Core Sample Research in South Dakota Could Lead to First Underground Shale Lab
Drilling recently began South Dakota for the first shale core samples that will be analyzed using an extensive range of advanced lab tests. Ultimately, those samples could result in enhanced energy production, underground hydrocarbon storage, carbon dioxide sequestration, and waste disposal. Scientists and engineers will be analyzing approximately 3,000 pounds of samples. Drilling, which began near Fort Pierre, is being supervised by a private company. Numerous researchers from the South Dakota School of Mines & Technology have been called in to prepare the samples for examination.
Known as the Shale Research Initiative, the project was announced in April following the approval of more than $460,000 from the state of South Dakota to fund the program. The development of a shale database will prove to be vitally important moving forward and could offer tremendous economic impact by providing valuable knowledge regarding the various properties of shale.
The Fort Pierre Shale, which encompasses a significant swathe of the Great Plains, may prove to be quite valuable in terms of helping researchers learn more about shale and how it behaves. Researchers studying these core samples will be particularly interested in learning more about the time-dependent properties related to shale, often referred to as creep. Such information remains relatively unstudied to state and researchers are anxious to learn more. Creep is the process by which a material loses its form over time when it is subjected to sustained loads. Greater understanding of this process is applicable to the oil and gas research field in terms of hydraulic fracturing as well as waste disposal, underground hydrocarbon storage, and carbon dioxide sequestration.

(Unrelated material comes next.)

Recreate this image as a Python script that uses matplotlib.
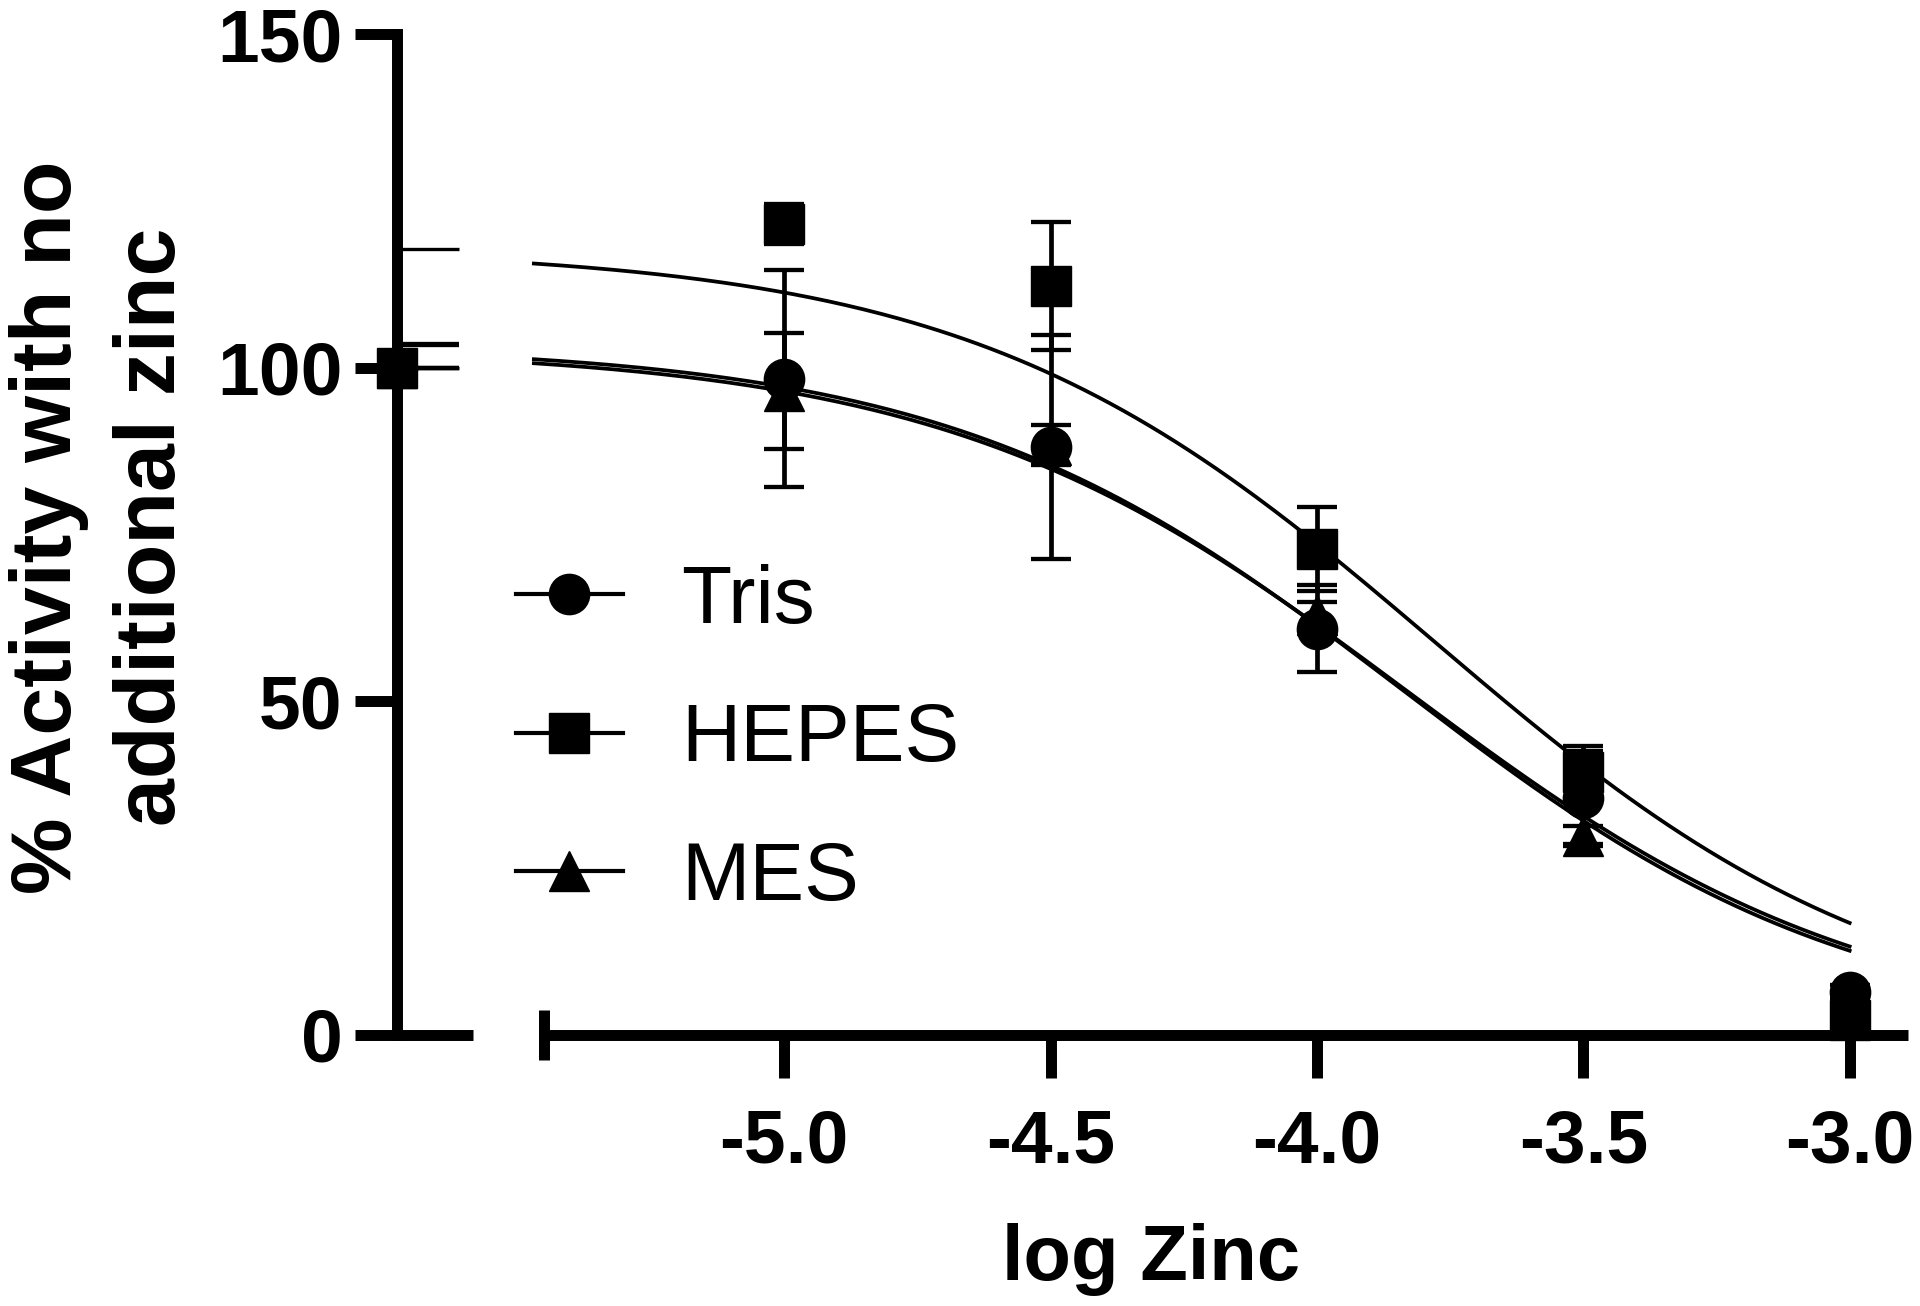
import numpy as np
import matplotlib
matplotlib.use("Agg")
import matplotlib.pyplot as plt
from matplotlib.lines import Line2D

plt.rcParams['font.family'] = ['Liberation Sans', 'DejaVu Sans']

# log[Zn] doses and mean +/- SD (% activity)
log_zinc = [-5.0, -4.5, -4.0, -3.5, -3.0]
tris_mean = [98.4, 88.2, 60.9, 35.6, 6.5]
tris_sd = [16.3, 16.8, 6.5, 6.9, 1.0]
hepes_mean = [121.5, 112.3, 72.9, 39.4, 2.3]
hepes_sd = [3.0, 9.6, 6.3, 3.9, 0.5]
mes_mean = [96.5, 88.4, 62.9, 29.8, 2.6]
mes_sd = [8.7, 3.0, 2.0, 1.5, 0.5]

# no added zinc control (only upper error shown)
ctrl_mean = 100.0
ctrl_err_up = {"Tris": 3.4, "HEPES": 17.8, "MES": 3.6}

# fitted 4PL inhibition curves: top, bottom, logIC50, hill
fits = {
    "Tris": (103.0, 0.0, -3.83, 1.0),
    "HEPES": (118.0, 0.0, -3.78, 1.0),
    "MES": (103.5, 0.0, -3.84, 1.02),
}
fit_range = (-5.47, -3.0)

markers = {"Tris": "o", "HEPES": "s", "MES": "^"}
series = {
    "Tris": (tris_mean, tris_sd),
    "HEPES": (hepes_mean, hepes_sd),
    "MES": (mes_mean, mes_sd),
}


def four_pl(x, top, bottom, logic50, hill):
    return bottom + (top - bottom) / (1 + 10 ** ((x - logic50) * hill))


W, H = 1920, 1306
fig = plt.figure(figsize=(W / 100, H / 100), dpi=100)

lw_axis = 7.9
ms = 29
elw = 3.4
cap = 14.6

# left segment (control) and main log segment
ax0 = fig.add_axes([397 / W, 1 - 1035 / H, 76 / W, (1035 - 34.3) / H])
ax = fig.add_axes([544 / W, 1 - 1035 / H, (1907.7 - 544) / W, (1035 - 34.3) / H])

for a in (ax0, ax):
    a.set_ylim(0, 150)
    a.patch.set_visible(False)
    for s in ("top", "right"):
        a.spines[s].set_visible(False)
    a.spines["bottom"].set_linewidth(lw_axis)
    a.spines["left"].set_linewidth(lw_axis)
    a.spines["bottom"].set_capstyle("butt")

# control axis
ax0.set_xlim(0, 1)
ax0.set_xticks([])
ax0.set_yticks([0, 50, 100, 150])
ax0.tick_params(axis="y", direction="out", length=30, width=lw_axis, pad=9,
                labelsize=54)
for lab in ax0.get_yticklabels():
    lab.set_fontweight("bold")

for name in ["MES", "Tris", "HEPES"]:
    ax0.errorbar([0], [ctrl_mean], yerr=[[0], [ctrl_err_up[name]]], fmt="none",
                 ecolor="black", elinewidth=elw, capsize=44.6,
                 capthick=3.1 if name != "HEPES" else 2.4)
    ax0.plot([0], [ctrl_mean], marker=markers[name], ms=ms, color="black",
             linestyle="none", clip_on=False, zorder=5)

# main axis
ax.set_xlim(-5.451, -2.891)
ax.spines["left"].set_visible(False)
ax.set_yticks([])
ax.set_xticks(log_zinc)
ax.set_xticklabels([f"{v:.1f}" for v in log_zinc], fontweight="bold", fontsize=54)
ax.tick_params(axis="x", direction="out", length=31, width=lw_axis, pad=22)
ax.set_xticks([-5.451], minor=True)
ax.tick_params(axis="x", which="minor", direction="inout", length=36, width=lw_axis)

xf = np.linspace(fit_range[0], fit_range[1], 300)
for name in ["Tris", "MES", "HEPES"]:
    ax.plot(xf, four_pl(xf, *fits[name]), color="black", lw=2.7, clip_on=False, zorder=2)

for name in ["MES", "Tris", "HEPES"]:
    mean, sd = series[name]
    ax.errorbar(log_zinc, mean, yerr=sd, fmt=markers[name], ms=ms, color="black",
                ecolor="black", elinewidth=elw, capsize=cap, capthick=3.1,
                clip_on=False, zorder=4)

# legend
handles = [Line2D([], [], color="black", lw=3.0, marker=markers[n], ms=ms)
           for n in ["Tris", "HEPES", "MES"]]
fig.legend(handles, ["Tris", "HEPES", "MES"], loc="upper left",
           bbox_to_anchor=(516 / W, 1 - 564 / H), frameon=False, fontsize=59,
           handlelength=1.3, handletextpad=0.72, labelspacing=0.76,
           borderpad=0, borderaxespad=0)

fig.text(1151 / W, 1 - 1259 / H, "log Zinc", ha="center", va="center",
         fontsize=56, fontweight="bold")
fig.text(101 / W, 1 - 527 / H, "% Activity with no\nadditional zinc", ha="center",
         va="center", rotation=90, fontsize=62, fontweight="bold",
         multialignment="center", linespacing=1.4)

fig.savefig("out.png", dpi=100)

Along with encompassing a large section of South Dakota, the Pierre Shale formation also extends through portions of North Dakota, Wyoming, Montana, Nebraska, Colorado, and Kansas.
As part of the studies currently being conducted on the core samples collected from the Pierre shale formation, researchers will also be using computer models to determine whether it would be feasible to construct what has the potential to be the first underground shale research lab in the United States. To date, there have been estimations regarding when the laboratory might be constructed or the cost for the construction of such a lab. While research into the project is still very much within the early stages, it already has significant ramifications for the oil and gas industry. If the lab is constructed, it could provide a wealth of information to the oil and gas industry as a whole as well as many other industries.
With the oil and gas boom continuing throughout much of the U.S., core samples remain a vital element of oil and gas research. By providing oil and gas companies with vital information about the presence of hydrocarbons as well as the way in which certain types of rock formations may respond to oil and gas exploration techniques, it is possible to benefit from greater cost efficiency and more effective exploration and drilling techniques.